LAUSR

This study focuses on the evolution of a new biodegradable material sourced from agro-waste, and how it plays a vital role in replacing nonbiodegradable material. In the present work, new fibers were extracted from the pseudo stem of the Nendran variety of the banana plant. Initially, anatomical studies were carried out on raw fibers to investigate cellulosic and noncellulosic structures to prove its reinforcement potentiality. Later the cellulosic fibers were needle punched and reinforced with unsaturated polyester matrix (UPE) to fabricate a needle-punched banana fiber composite (NPBFC).
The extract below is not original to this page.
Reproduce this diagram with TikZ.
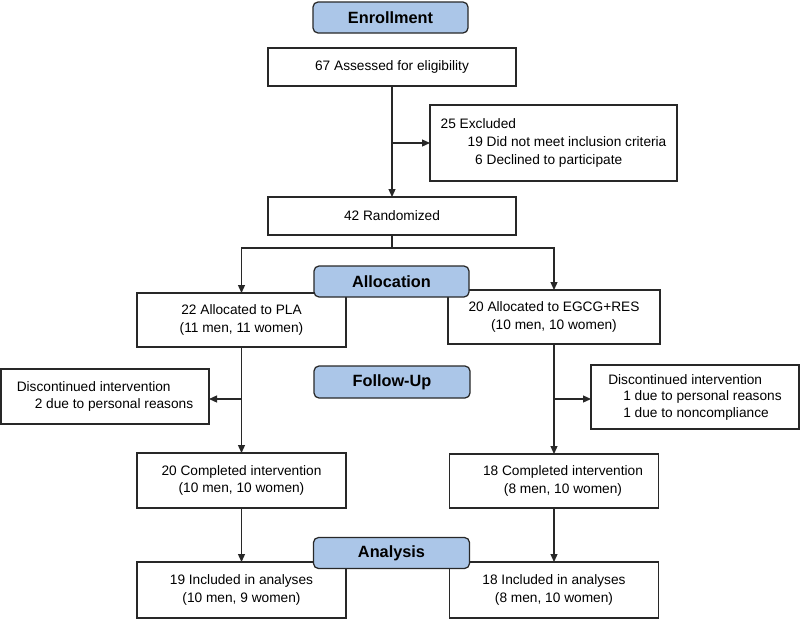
\documentclass[tikz,border=0pt]{standalone}
\usepackage{fontspec}
\setmainfont{Liberation Sans}
\usetikzlibrary{arrows.meta}
\definecolor{hdrfill}{RGB}{171,198,232}
\definecolor{lncol}{RGB}{40,40,40}
\begin{document}
\begin{tikzpicture}[x=1pt,y=-1pt,
  box/.style={draw=lncol, line width=1.25pt, fill=white, inner sep=0pt, outer sep=0pt,
    align=center, font=\fontsize{13.7}{17.5}\selectfont},
  hdrbox/.style={draw=lncol, line width=1.25pt, fill=hdrfill, rounded corners=5pt,
    inner sep=0pt, outer sep=0pt, font=\fontsize{16.3}{19}\selectfont\bfseries},
  conn/.style={draw=lncol, line width=1.25pt},
  arr/.style={conn, -{Triangle[length=8pt,width=7pt]}}]
\useasboundingbox (0,0) rectangle (800,619);

% boxes
\node[box, minimum width=248, minimum height=38] (assess) at (392,67) {67 Assessed for eligibility};
\node[box, minimum width=247, minimum height=76, align=left,
  font=\fontsize{13.7}{18}\selectfont] (excl) at (553.5,143)
  {25 Excluded\\\hspace*{27pt}19 Did not meet inclusion criteria\\\hspace*{34.6pt}6 Declined to participate};
\node[box, minimum width=248, minimum height=38] (rand) at (392,216) {42 Randomized};
\node[box, minimum width=209, minimum height=54] (pla) at (241.5,320) {22 Allocated to PLA\\(11 men, 11 women)};
\node[box, minimum width=212, minimum height=54] (egcg) at (554,317) {20 Allocated to EGCG+RES\\(10 men, 10 women)};
\node[box, minimum width=208, minimum height=55, align=left,
  font=\fontsize{13.7}{16.5}\selectfont] (discL) at (105,396.5)
  {Discontinued intervention\\\hspace*{18pt}2 due to personal reasons};
\node[box, minimum width=208, minimum height=64, align=left,
  font=\fontsize{13.7}{16.5}\selectfont] (discR) at (695,397)
  {Discontinued intervention\\\hspace*{15pt}1 due to personal reasons\\\hspace*{15pt}1 due to noncompliance};
\node[box, minimum width=209, minimum height=55] (compL) at (241.5,480.5) {20 Completed intervention\\(10 men, 10 women)};
\node[box, minimum width=209, minimum height=54] (compR) at (554,481)
  {\hspace*{18pt}18 Completed intervention\\\hspace*{18pt}(8 men, 10 women)};
\node[box, minimum width=209, minimum height=56] (inclL) at (241.5,590) {19 Included in analyses\\(10 men, 9 women)};
\node[box, minimum width=209, minimum height=56] (inclR) at (554,590) {18 Included in analyses\\(8 men, 10 women)};

% connectors
\coordinate (bEx) at (392,143);
\draw[arr] (assess.south) -- (rand.north);
\draw[arr] (bEx) -- (excl.west |- bEx);
\coordinate (rs) at (392,248);
\draw[conn] (rand.south) -- (rs);
\draw[arr] (rs) -| (pla.north);
\draw[arr] (rs) -| (egcg.north);
\coordinate (bL) at (241.5,399);
\coordinate (bR) at (554,399);
\draw[arr] (pla.south) -- (compL.north);
\draw[arr] (bL) -- (discL.east |- bL);
\draw[arr] (egcg.south) -- (compR.north);
\draw[arr] (bR) -- (discR.west |- bR);
\draw[arr] (compL.south) -- (inclL.north);
\draw[arr] (compR.south) -- (inclR.north);

% headers
\node[hdrbox, minimum width=155, minimum height=31] (enroll) at (390.5,17.5) {Enrollment};
\node[hdrbox, minimum width=155, minimum height=31] (alloc) at (391.5,281.5) {Allocation};
\node[hdrbox, minimum width=156, minimum height=32] (follow) at (392,382) {Follow-Up};
\node[hdrbox, minimum width=156, minimum height=31] (analysis) at (391.5,553) {Analysis};
\end{tikzpicture}
\end{document}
Subsequently, 30 mm of chopped banana fiber and chopped glass fiber was reinforced randomly with the UPE to fabricate random banana fiber composites (RBFCs) and random glass fiber composites (RGFCs), respectively. Tensile, flexural, hardness, and impact tests were conducted on different fiber wt.% of NPBFC, RBFC, and RGFC to compute the mechanical properties. The results revealed superior mechanical properties at 40 wt.% fiber content. However, beyond 40 wt.% (i.e., 50 wt.%), abrupt failure due to inferior interfacial bonding between the composite constituents was noted. Furthermore, the increases in tensile, flexural, hardness, and impact strength of optimized NPBFC were 26.17, 24.73, 53.41, and 19.54 %, respectively, which are more supercilious than RBFC and comparable with RGFC. Moreover, the thermal stability of optimized NPBFC was evidenced up to 260°C. Finally, field emission scanning electron microscopy observation inferred that the interfacial bonding failure in NPBFC is less significant than the RBFC and RGFC. This study concludes that the synthesized NPBFC can be used for the application of lightweight structural components.